EXERCISE INSTRUCTIONS:
Look below and pull out each line with the word "this".
———
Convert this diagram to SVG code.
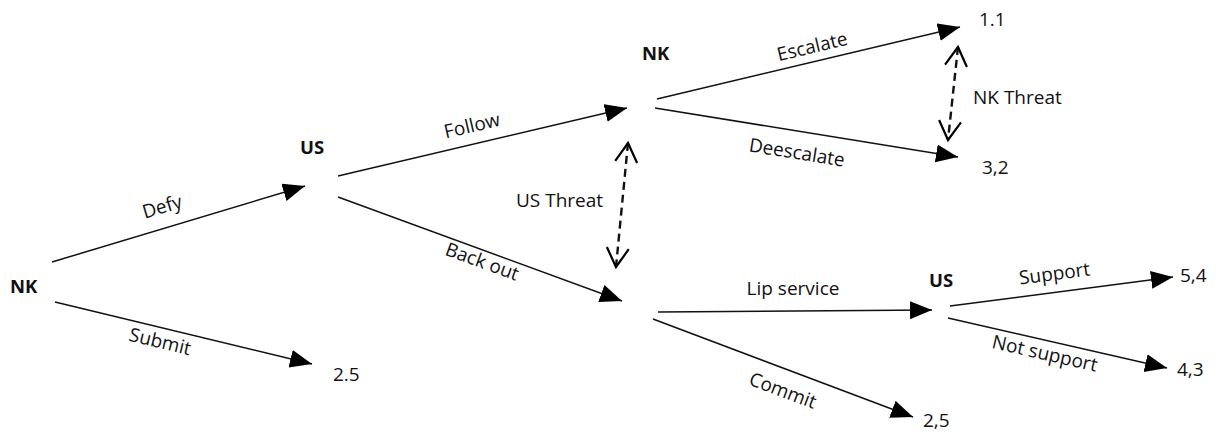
<svg xmlns="http://www.w3.org/2000/svg" width="1220" height="434" viewBox="0 0 1220 434">
<style>
text{font-family:"Open Sans","Liberation Sans",sans-serif;font-size:19px;fill:#111}
.node{font-weight:bold;font-size:18.5px}
.lbl{text-anchor:middle}
.edge{stroke:#111;stroke-width:1.5;fill:none;marker-end:url(#ah)}
.threat{stroke:#111;stroke-width:2.4;fill:none;stroke-dasharray:8 5;marker-start:url(#oh);marker-end:url(#oh)}
</style>
<defs>
<marker id="ah" markerUnits="userSpaceOnUse" markerWidth="24" markerHeight="20" refX="22" refY="9" orient="auto">
<path d="M0,0 L22,9 L0,18 z" fill="#000"/>
</marker>
<marker id="oh" markerUnits="userSpaceOnUse" markerWidth="24" markerHeight="28" refX="20" refY="12" orient="auto-start-reverse">
<path d="M1,1 L20,12 L1,23" fill="none" stroke="#000" stroke-width="2.2"/>
</marker>
</defs>
<g id="connectors">
<line class="edge" x1="52" y1="262" x2="305" y2="186"/>
<line class="edge" x1="55" y1="302" x2="312" y2="364"/>
<line class="edge" x1="338" y1="176" x2="627" y2="108"/>
<line class="edge" x1="338" y1="197" x2="622" y2="301"/>
<line class="edge" x1="657" y1="99" x2="960" y2="27"/>
<line class="edge" x1="655" y1="108" x2="958" y2="157"/>
<line class="edge" x1="658" y1="312" x2="932" y2="310"/>
<line class="edge" x1="653" y1="319" x2="913" y2="417"/>
<line class="edge" x1="950" y1="306" x2="1173" y2="277"/>
<line class="edge" x1="948" y1="318" x2="1167" y2="368"/>
<line class="threat" x1="628" y1="143" x2="616" y2="267"/>
<line class="threat" x1="958" y1="47" x2="948" y2="140"/>
<text class="lbl" transform="translate(164,213) rotate(-16.7)" dy="0">Defy</text>
<text class="lbl" transform="translate(160,342) rotate(13.6)" dy="6">Submit</text>
<text class="lbl" transform="translate(473,130) rotate(-13.2)" dy="2">Follow</text>
<text class="lbl" transform="translate(482,262) rotate(20.1)" dy="6">Back out</text>
<text x="516" y="207">US Threat</text>
<text class="lbl" transform="translate(813,50) rotate(-13.4)" dy="3">Escalate</text>
<text class="lbl" transform="translate(797,152) rotate(9.2)" dy="7">Deescalate</text>
<text x="973" y="104">NK Threat</text>
<text class="lbl" x="793" y="295">Lip service</text>
<text class="lbl" transform="translate(783,390) rotate(20.7)" dy="7">Commit</text>
<text class="lbl" transform="translate(1055,277) rotate(-7.4)" dy="3">Support</text>
<text class="lbl" transform="translate(1045,353) rotate(12.9)" dy="7">Not support</text>
</g>
<g id="n-nk1"><text class="node" x="10" y="293">NK</text></g>
<g id="n-us1"><text class="node" x="300" y="154">US</text></g>
<g id="n-nk2"><text class="node" x="642" y="60">NK</text></g>
<g id="n-us2"><text class="node" x="929" y="287">US</text></g>
<g id="p-25a"><text x="333" y="381">2.5</text></g>
<g id="p-11"><text x="979" y="26">1.1</text></g>
<g id="p-32"><text x="982" y="174">3,2</text></g>
<g id="p-25b"><text x="923" y="427">2,5</text></g>
<g id="p-54"><text x="1180" y="282">5,4</text></g>
<g id="p-43"><text x="1177" y="376">4,3</text></g>
</svg>
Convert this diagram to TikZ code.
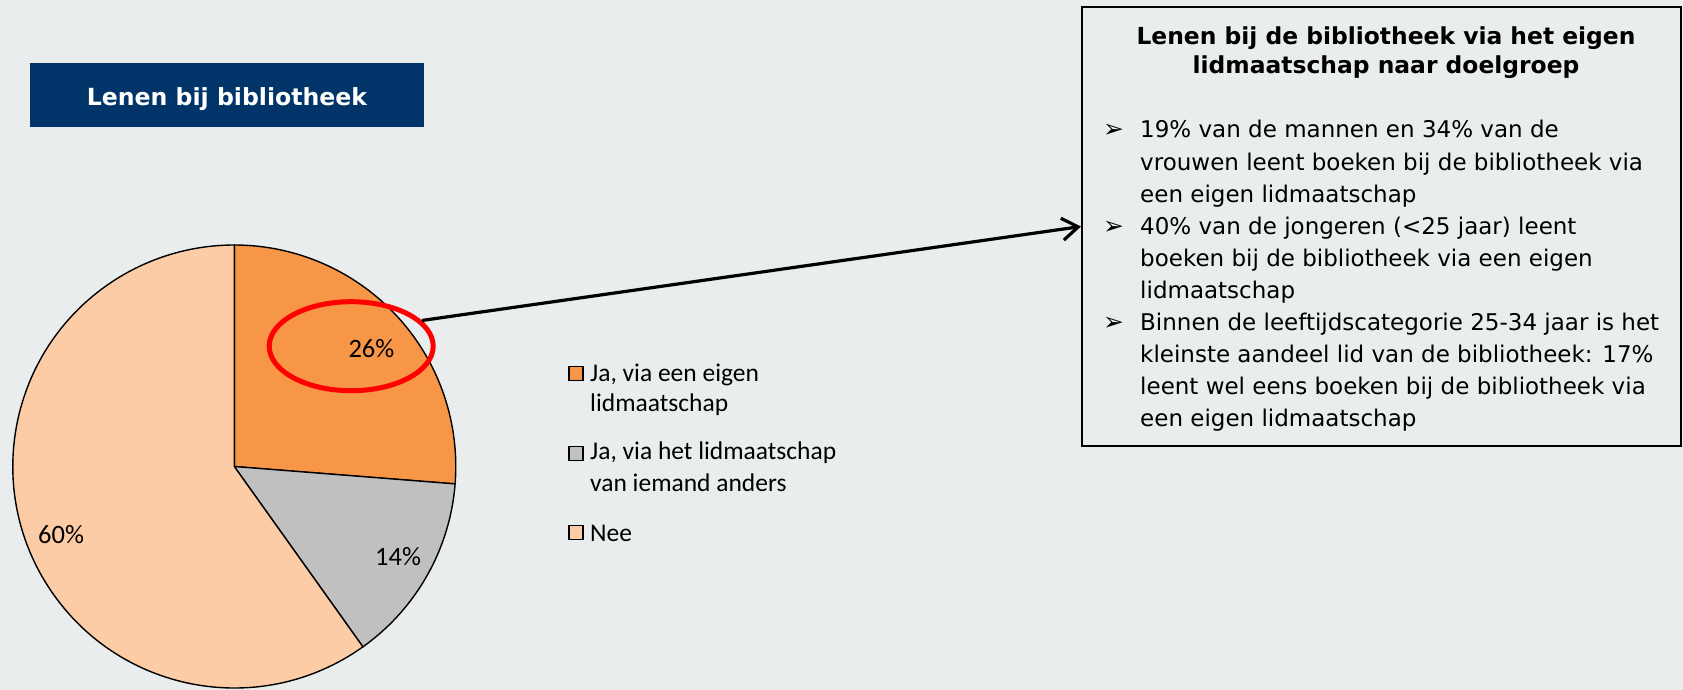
\documentclass[tikz,border=0pt]{standalone}
\usepackage{fontspec}
\setmainfont{DejaVu Sans}
\newfontfamily\tahfont{DejaVu Sans}
\newfontfamily\carfont{Carlito}
\usetikzlibrary{shapes.geometric,arrows.meta}
\definecolor{bg}{RGB}{233,237,238}
\definecolor{navy}{RGB}{1,53,105}
\definecolor{sliceA}{RGB}{247,150,70}
\definecolor{sliceB}{RGB}{192,192,192}
\definecolor{sliceC}{RGB}{252,204,166}
\tikzset{
  slice/.style={draw=black,line width=1.4pt},
  pielabel/.style={anchor=base west,inner sep=0pt,font=\carfont\fontsize{26.5}{30}\selectfont},
  legtext/.style={anchor=base west,inner sep=0pt,font=\carfont\fontsize{25.5}{30}\selectfont},
  legbox/.style={draw=black,line width=1.2pt,minimum size=14pt,inner sep=0pt,anchor=north west},
  bodyline/.style={anchor=base west,inner sep=0pt,font=\tahfont\fontsize{23}{32}\selectfont},
  headline/.style={anchor=base,inner sep=0pt,font=\tahfont\bfseries\fontsize{23.4}{29}\selectfont},
  bulletmark/.style={anchor=base west,inner sep=0pt,font=\tahfont\fontsize{25}{26}\selectfont},
}
\begin{document}
\begin{tikzpicture}[x=1pt,y=-1pt]
\useasboundingbox (0,0) rectangle (1683,690);
\fill[bg] (0,0) rectangle (1683,690);
% title box
\node[fill=navy,minimum width=394pt,minimum height=64pt,inner sep=0pt,anchor=north west] (tbox) at (30,63) {};
\node[anchor=base,inner sep=0pt,text=white,font=\tahfont\bfseries\fontsize{23.6}{28}\selectfont] (ttext) at (227,106) {Lenen bij bibliotheek};
% pie
\begin{scope}[shift={(234.3,466.5)},y=1pt]
  \filldraw[slice,fill=sliceA] (0,0) -- (90:221.5) arc[start angle=90,end angle=-4.5,radius=221.5] -- cycle;
  \filldraw[slice,fill=sliceB] (0,0) -- (-4.5:221.5) arc[start angle=-4.5,end angle=-54.5,radius=221.5] -- cycle;
  \filldraw[slice,fill=sliceC] (0,0) -- (-54.5:221.5) arc[start angle=-54.5,end angle=-270,radius=221.5] -- cycle;
\end{scope}
\node[pielabel] (p26) at (348.3,357.3) {26\%};
\node[pielabel] (p14) at (375,565) {14\%};
\node[pielabel] (p60) at (38,543.6) {60\%};
% legend
\node[legbox,fill=sliceA] (k1) at (568.3,365.5) {};
\node[legtext] (t1a) at (590,381.7) {Ja, via een eigen};
\node[legtext] (t1b) at (590,411.7) {lidmaatschap};
\node[legbox,fill=sliceB] (k2) at (568.3,445.5) {};
\node[legtext] (t2a) at (590,459.3) {Ja, via het lidmaatschap};
\node[legtext] (t2b) at (590,491.7) {van iemand anders};
\node[legbox,fill=sliceC] (k3) at (568.3,524.8) {};
\node[legtext] (t3a) at (590,541) {Nee};
% highlight ellipse
\node[ellipse,draw=red,line width=5pt,minimum width=164pt,minimum height=89pt,inner sep=0pt] (ell) at (351.2,346.2) {};
% text box
\node[draw=black,line width=2pt,minimum width=599pt,minimum height=439pt,inner sep=0pt] (box) at (1381.5,226.5) {};
\node[headline] (h1) at (1386,44.3) {Lenen bij de bibliotheek via het eigen};
\node[headline] (h2) at (1386,73.3) {lidmaatschap naar doelgroep};
\node[bulletmark] (b1) at (1103,138) {➢};
\node[bulletmark] (b2) at (1103,234) {➢};
\node[bulletmark] (b3) at (1103,330) {➢};
\node[bodyline] (l1) at (1140,138) {19\% van de mannen en 34\% van de};
\node[bodyline] (l2) at (1140,170) {vrouwen leent boeken bij de bibliotheek via};
\node[bodyline] (l3) at (1140,202) {een eigen lidmaatschap};
\node[bodyline] (l4) at (1140,234) {40\% van de jongeren (<25 jaar) leent};
\node[bodyline] (l5) at (1140,266) {boeken bij de bibliotheek via een eigen};
\node[bodyline] (l6) at (1140,298) {lidmaatschap};
\node[bodyline] (l7) at (1140,330) {Binnen de leeftijdscategorie 25-34 jaar is het};
\node[bodyline] (l8) at (1140,362) {kleinste aandeel lid van de bibliotheek: 17\%};
\node[bodyline] (l9) at (1140,394) {leent wel eens boeken bij de bibliotheek via};
\node[bodyline] (l10) at (1140,426) {een eigen lidmaatschap};
% connector
\draw[line width=3.2pt,-{Straight Barb[length=16pt,width=22pt]}] (ell.20) -- (box.west);
\end{tikzpicture}
\end{document}
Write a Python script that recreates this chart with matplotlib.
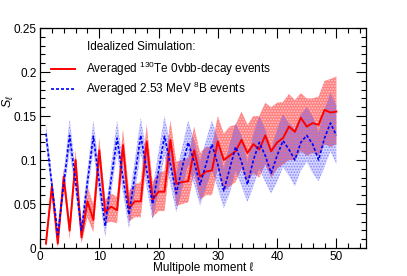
———
TASK ANSWER:
Convert this diagram to SVG code.
Convert this diagram to TikZ code.
Write a Python script that recreates this chart with matplotlib.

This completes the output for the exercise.